Mi sobrino David tiene 28 años. Nunca fue buen estudiante, más por falta de interés que por falta de capacidad. En contra de la voluntad de sus padres dejó de estudiar y con la promesa de que nunca le faltaría trabajo pues trabajaría en lo que fuera y donde fuera. Unos días después encontró su primer empleo y durante unos años fue de todo: camarero, conductor, repartidor... y otros trabajos que compatibilizaba con el de tocar en una orquesta cuando había actuación y el horario lo permitía.

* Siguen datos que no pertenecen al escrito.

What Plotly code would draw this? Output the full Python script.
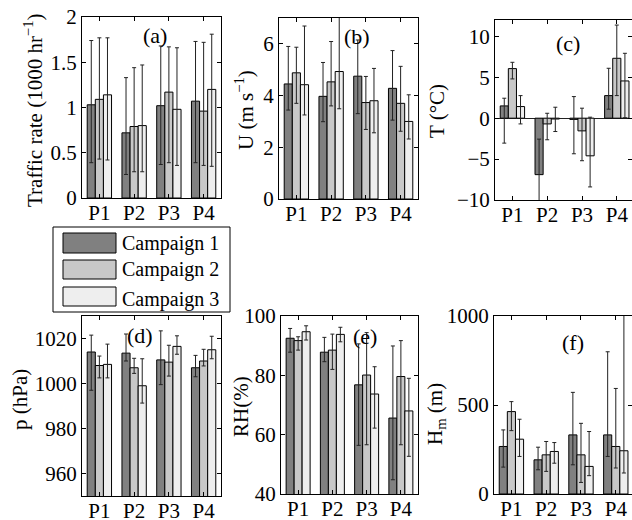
import plotly.graph_objects as go

# ---------------- data ----------------
categories = ["P1", "P2", "P3", "P4"]
campaigns = ["Campaign 1", "Campaign 2", "Campaign 3"]
campaign_colors = ["#808080", "#c8c8c8", "#eeeeee"]

# (a) traffic rate (1000 hr^-1): mean, upper end, lower end of error bar; rows = campaigns
traffic_mean = [[1.03, 0.72, 1.02, 1.07], [1.09, 0.79, 1.17, 0.96], [1.14, 0.80, 0.98, 1.20]]
traffic_upper = [[1.74, 1.33, 1.68, 1.73], [1.77, 1.44, 1.67, 1.72], [1.77, 1.47, 1.66, 1.81]]
traffic_lower = [[0.39, 0.26, 0.37, 0.39], [0.43, 0.29, 0.39, 0.36], [0.42, 0.29, 0.36, 0.35]]

# (b) wind speed U (m s^-1)
wind_mean = [[4.45, 3.97, 4.75, 4.28], [4.88, 4.53, 3.73, 3.70], [4.42, 4.93, 3.80, 3.00]]
wind_upper = [[5.90, 5.28, 6.15, 5.74], [5.87, 6.09, 4.74, 5.13], [6.69, 7.60, 5.05, 4.03]]
wind_lower = [[3.44, 2.99, 3.30, 3.05], [3.70, 3.60, 2.69, 2.62], [3.25, 3.49, 2.56, 2.32]]

# (c) temperature T (degC)
temp_mean = [[1.5, -6.9, -0.15, 2.76], [6.06, -0.7, -1.55, 7.32], [1.42, -0.1, -4.6, 4.55]]
temp_upper = [[2.44, -2.56, 2.64, 6.1], [6.83, 0.6, 1.22, 11.38], [2.76, 1.34, 0.12, 7.93]]
temp_lower = [[-3.05, -10.5, -4.35, 1.1], [4.8, -2.64, -5.2, 2.76], [-0.7, -1.63, -8.4, 0.05]]

# (d) pressure p (hPa)
pressure_mean = [[1014, 1013.5, 1010.5, 1007], [1008, 1007, 1009.5, 1010], [1008.5, 999, 1016.5, 1015]]
pressure_upper = [[1021.5, 1022, 1023.4, 1012.5], [1012.2, 1011.2, 1017, 1015.2], [1017.5, 1011, 1021.2, 1021]]
pressure_lower = [[997, 1010, 999.5, 1003], [1002.5, 1004.5, 1003.3, 1007.8], [1002.5, 991.3, 1013, 1011]]

# (e) relative humidity RH (%)
rh_mean = [[92.5, 87.8, 76.8, 65.6], [91.7, 88.5, 80.1, 79.6], [94.7, 93.8, 73.7, 68.0]]
rh_upper = [[95.8, 92.8, 90.6, 89.9], [93.0, 93.9, 94.4, 91.7], [96.7, 96.2, 82.9, 79.0]]
rh_lower = [[87.8, 84.6, 56.4, 44.8], [88.5, 82.0, 56.6, 56.6], [91.9, 91.3, 62.2, 52.7]]

# (f) mixing height Hm (m)
mixing_mean = [[267, 192, 332, 332], [463, 220, 220, 267], [308, 239, 155, 243]]
mixing_upper = [[360, 263, 571, 799], [519, 295, 397, 593], [420, 289, 351, 1100]]
mixing_lower = [[151, 136, 164, 211], [356, 127, 65, 146], [211, 173, 103, 118]]

# ---------------- layout helpers ----------------
W, H = 632, 520
FONT = "Liberation Serif, Times New Roman, serif"


def fx(p):
    return p / W


def fy(p):
    return 1 - p / H


panels = [
    dict(mean=traffic_mean, up=traffic_upper, lo=traffic_lower, xdom=(82, 221), ydom=(17, 198),
         xr=[-0.5, 3.5], yr=[0, 2], yt=[0, 0.5, 1, 1.5, 2], zl=False,
         label="(a)", lab=(155, 36), title="Traffic rate (1000 hr<sup>−1</sup>)", tpos=(33, 110)),
    dict(mean=wind_mean, up=wind_upper, lo=wind_lower, xdom=(279, 418), ydom=(18, 199),
         xr=[-0.5, 3.5], yr=[0, 7], yt=[0, 2, 4, 6], zl=False,
         label="(b)", lab=(357, 37), title="U (m s<sup>−1</sup>)", tpos=(244, 110)),
    dict(mean=temp_mean, up=temp_upper, lo=temp_lower, xdom=(495, 632), ydom=(20, 200),
         xr=[-0.5, 3.437], yr=[-10, 12], yt=[-10, -5, 0, 5, 10], zl=True,
         label="(c)", lab=(568, 43), title="T (°C)", tpos=(437, 111)),
    dict(mean=pressure_mean, up=pressure_upper, lo=pressure_lower, xdom=(82, 221), ydom=(316, 496),
         xr=[-0.5, 3.5], yr=[950, 1030], yt=[960, 980, 1000, 1020], zl=False,
         label="(d)", lab=(140, 335), title="p (hPa)", tpos=(20, 400)),
    dict(mean=rh_mean, up=rh_upper, lo=rh_lower, xdom=(281, 418), ydom=(316, 494),
         xr=[-0.5, 3.5], yr=[40, 100], yt=[40, 60, 80, 100], zl=False,
         label="(e)", lab=(365, 336), title="RH(%)", tpos=(241, 407)),
    dict(mean=mixing_mean, up=mixing_upper, lo=mixing_lower, xdom=(494, 632), ydom=(316, 494),
         xr=[-0.5, 3.466], yr=[0, 1000], yt=[0, 500, 1000], zl=False,
         label="(f)", lab=(573, 342), title="H<sub>m</sub> (m)", tpos=(436, 414)),
]

fig = go.Figure()
annotations = []
shapes = []
axis_font = dict(family=FONT, size=21, color="black")

for i, p in enumerate(panels):
    n = "" if i == 0 else str(i + 1)
    xref, yref = "x" + n, "y" + n
    for k, name in enumerate(campaigns):
        m = p["mean"][k]
        up = [u - v for u, v in zip(p["up"][k], m)]
        dn = [v - l for v, l in zip(m, p["lo"][k])]
        fig.add_trace(go.Bar(
            x=categories, y=m, name=name, showlegend=False,
            marker=dict(color=campaign_colors[k], line=dict(color="black", width=1)),
            error_y=dict(type="data", symmetric=False, array=up, arrayminus=dn,
                         color="#222222", thickness=1, width=2),
            xaxis=xref, yaxis=yref, offsetgroup=str(k),
        ))
    fig.layout["xaxis" + n] = dict(
        domain=[fx(p["xdom"][0]), fx(p["xdom"][1])], anchor=yref, automargin=False,
        range=p["xr"], type="category", showline=True, linecolor="black", linewidth=1,
        mirror="ticks", ticks="inside", ticklen=4, tickcolor="black", ticklabelstandoff=-4,
        showgrid=False, zeroline=False, tickfont=axis_font, fixedrange=True,
    )
    fig.layout["yaxis" + n] = dict(
        domain=[fy(p["ydom"][1]), fy(p["ydom"][0])], anchor=xref, automargin=False,
        range=p["yr"], tickvals=p["yt"], showline=True, linecolor="black", linewidth=1,
        mirror="ticks", ticks="inside", ticklen=4, tickcolor="black",
        showgrid=False, zeroline=p["zl"], zerolinecolor="#222222", zerolinewidth=1,
        tickfont=axis_font, fixedrange=True,
    )
    annotations.append(dict(text=p["label"], x=fx(p["lab"][0]), y=fy(p["lab"][1]),
                            xref="paper", yref="paper", showarrow=False,
                            xanchor="center", yanchor="middle",
                            font=dict(family=FONT, size=22, color="black")))
    annotations.append(dict(text=p["title"], x=fx(p["tpos"][0]), y=fy(p["tpos"][1]),
                            xref="paper", yref="paper", showarrow=False, textangle=-90,
                            xanchor="center", yanchor="middle",
                            font=dict(family=FONT, size=21, color="black")))

# ---------------- legend (drawn box) ----------------
shapes.append(dict(type="rect", xref="paper", yref="paper",
                   x0=fx(53), x1=fx(230), y0=fy(312), y1=fy(227),
                   line=dict(color="black", width=1), fillcolor="white", layer="above"))
legend_rows = [(233, 253), (260, 279), (287, 306)]
for k, name in enumerate(campaigns):
    r0, r1 = legend_rows[k]
    shapes.append(dict(type="rect", xref="paper", yref="paper",
                       x0=fx(63), x1=fx(116), y0=fy(r1), y1=fy(r0),
                       line=dict(color="black", width=1), fillcolor=campaign_colors[k], layer="above"))
    annotations.append(dict(text=name, x=fx(120), y=fy((r0 + r1) / 2 + (3 if k == 2 else 0)),
                            xref="paper", yref="paper", showarrow=False,
                            xanchor="left", yanchor="middle",
                            font=dict(family=FONT, size=20, color="black")))

fig.update_layout(
    template="none",
    width=W, height=H, margin=dict(l=0, r=0, t=0, b=0, pad=0, autoexpand=False),
    paper_bgcolor="white", plot_bgcolor="white",
    barmode="group", bargap=0.3, bargroupgap=0,
    showlegend=False, annotations=annotations, shapes=shapes,
    font=dict(family=FONT, size=21, color="black"),
)

fig.write_html("out.html", config={"displayModeBar": False})

# remove the browser's default page margin so the figure sits at the window origin
with open("out.html", "r", encoding="utf-8") as f:
    html = f.read()
html = html.replace("<head>", "<head><style>html,body{margin:0;padding:0;overflow:hidden;}</style>", 1)
with open("out.html", "w", encoding="utf-8") as f:
    f.write(html)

Por fin encontró un empleo más estable y mejor remunerado, de representante en una importante firma de automóviles, pero hace unos meses llegó la hora de los despidos, y como fue el último en entrar, fue el primero en salir. Al día siguiente salió de casa con dos objetivos: solicitar su prestación de desempleo y empezar a buscar trabajo. Sus amigos lo llamaron de todo: bobo, porque debía agotar los dos años de paro, que para eso había cotizado; tonto, porque sólo a un tonto se le podía ocurrir ponerse a buscar trabajo tal como estaban las cosas, y loco, sobre todo loco, porque era de locos aceptar un trabajo que no estuviera cerca de casa y ganara lo mismo o más que en el anterior. Hizo caso omiso y sólo cobró dos meses de desempleo: encontró por fin un trabajo, de representante en una importante firma de productos de peluquería. Gana menos pero está encantado por tres razones:
Primera. Quiere vivir de su trabajo, no del paro o de sus padres.
Segunda. Tiene muy claro que despreciar un empleo es cerrarse la puerta para superarse en el mismo o acceder a otro en mejores condiciones.
Y tercero. Es consciente de que encontrar un trabajo a medida de su deseo es tan difícil que tiene que ser él quien se adapte al que salga.
Desde León informó para 30 días Mariángeles.